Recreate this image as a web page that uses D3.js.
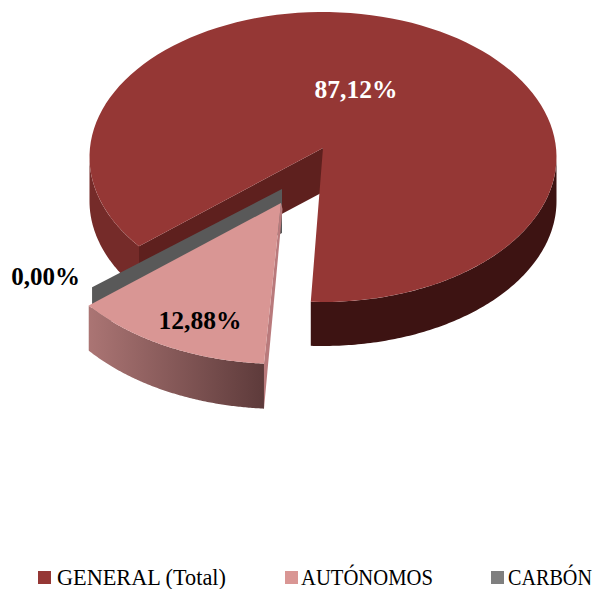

==

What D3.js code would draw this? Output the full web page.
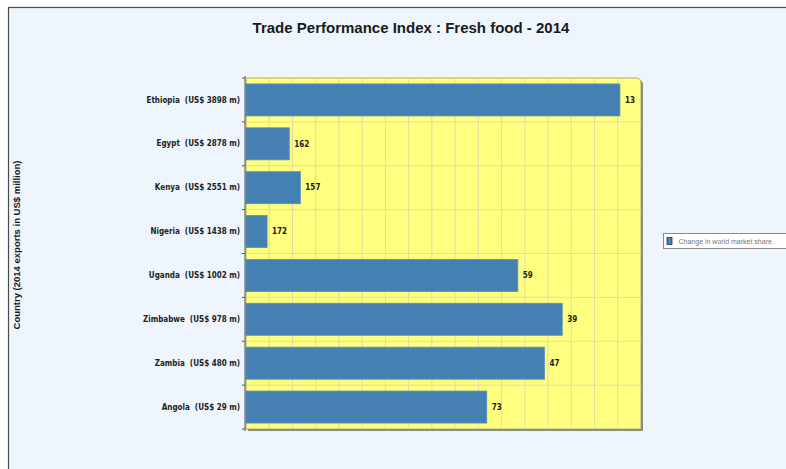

--

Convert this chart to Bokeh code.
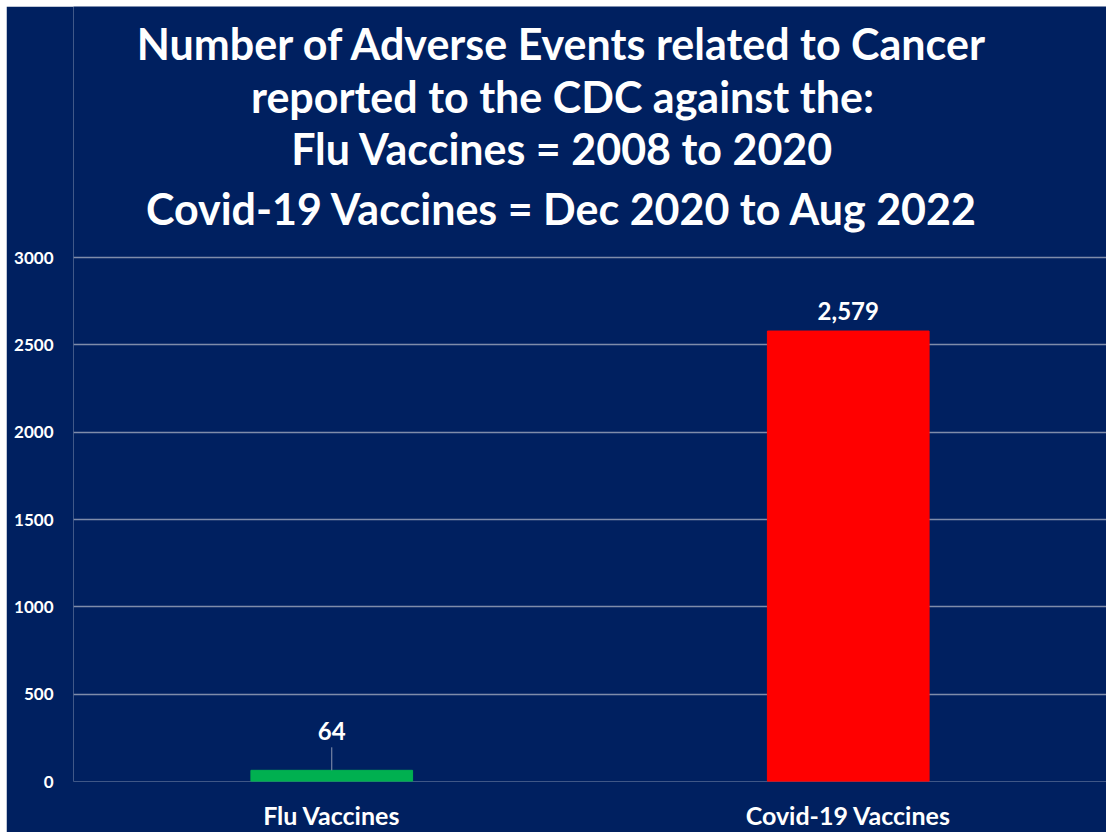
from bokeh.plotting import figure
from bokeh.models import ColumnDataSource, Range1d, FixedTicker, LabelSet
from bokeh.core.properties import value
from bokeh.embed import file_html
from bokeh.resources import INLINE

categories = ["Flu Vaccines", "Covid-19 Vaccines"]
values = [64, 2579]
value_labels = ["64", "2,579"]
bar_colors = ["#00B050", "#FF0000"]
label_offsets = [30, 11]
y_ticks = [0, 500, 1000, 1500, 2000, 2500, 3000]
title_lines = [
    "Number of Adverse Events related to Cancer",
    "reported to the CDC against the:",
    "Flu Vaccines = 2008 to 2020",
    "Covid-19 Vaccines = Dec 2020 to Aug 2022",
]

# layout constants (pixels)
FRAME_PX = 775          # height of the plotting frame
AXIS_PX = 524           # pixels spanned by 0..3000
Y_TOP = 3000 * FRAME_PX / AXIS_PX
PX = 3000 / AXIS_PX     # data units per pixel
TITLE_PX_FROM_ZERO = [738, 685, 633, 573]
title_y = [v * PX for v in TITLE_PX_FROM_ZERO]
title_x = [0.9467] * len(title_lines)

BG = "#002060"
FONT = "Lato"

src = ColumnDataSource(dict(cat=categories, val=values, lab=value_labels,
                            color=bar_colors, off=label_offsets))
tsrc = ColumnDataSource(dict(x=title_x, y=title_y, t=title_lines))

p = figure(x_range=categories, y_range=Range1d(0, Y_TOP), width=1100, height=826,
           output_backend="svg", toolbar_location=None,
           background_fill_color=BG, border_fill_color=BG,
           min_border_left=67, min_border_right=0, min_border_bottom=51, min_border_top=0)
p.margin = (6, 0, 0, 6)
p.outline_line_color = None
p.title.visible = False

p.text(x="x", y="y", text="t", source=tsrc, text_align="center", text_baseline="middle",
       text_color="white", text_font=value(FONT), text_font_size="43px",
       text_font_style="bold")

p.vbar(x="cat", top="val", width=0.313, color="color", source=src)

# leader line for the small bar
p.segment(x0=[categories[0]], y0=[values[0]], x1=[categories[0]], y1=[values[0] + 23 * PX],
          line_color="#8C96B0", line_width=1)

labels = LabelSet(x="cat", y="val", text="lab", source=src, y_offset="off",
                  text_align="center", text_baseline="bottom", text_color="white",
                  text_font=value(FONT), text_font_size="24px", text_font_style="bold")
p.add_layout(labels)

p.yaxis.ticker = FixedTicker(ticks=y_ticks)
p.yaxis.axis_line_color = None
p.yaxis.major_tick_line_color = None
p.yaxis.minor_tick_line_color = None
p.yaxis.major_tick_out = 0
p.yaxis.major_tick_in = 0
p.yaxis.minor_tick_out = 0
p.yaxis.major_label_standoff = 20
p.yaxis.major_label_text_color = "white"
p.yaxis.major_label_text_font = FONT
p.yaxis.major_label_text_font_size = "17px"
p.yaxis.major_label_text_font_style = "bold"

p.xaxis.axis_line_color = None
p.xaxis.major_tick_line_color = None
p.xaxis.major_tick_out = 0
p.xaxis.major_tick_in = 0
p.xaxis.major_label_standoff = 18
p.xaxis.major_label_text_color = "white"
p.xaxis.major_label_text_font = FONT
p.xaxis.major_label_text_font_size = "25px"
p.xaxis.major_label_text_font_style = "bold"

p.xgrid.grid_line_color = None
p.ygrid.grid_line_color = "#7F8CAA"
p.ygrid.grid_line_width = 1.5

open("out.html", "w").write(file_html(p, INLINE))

- _PROBLEM STATEMENT_
Transcribe, leaving out pictures, each line from the one containing "Convert this chart to Bokeh code." through the one containing "from bokeh.resources import INLINE".

- _SOLUTION TO THE EXERCISE_
Convert this chart to Bokeh code.
from bokeh.plotting import figure
from bokeh.models import ColumnDataSource, Range1d, FixedTicker, LabelSet
from bokeh.core.properties import value
from bokeh.embed import file_html
from bokeh.resources import INLINE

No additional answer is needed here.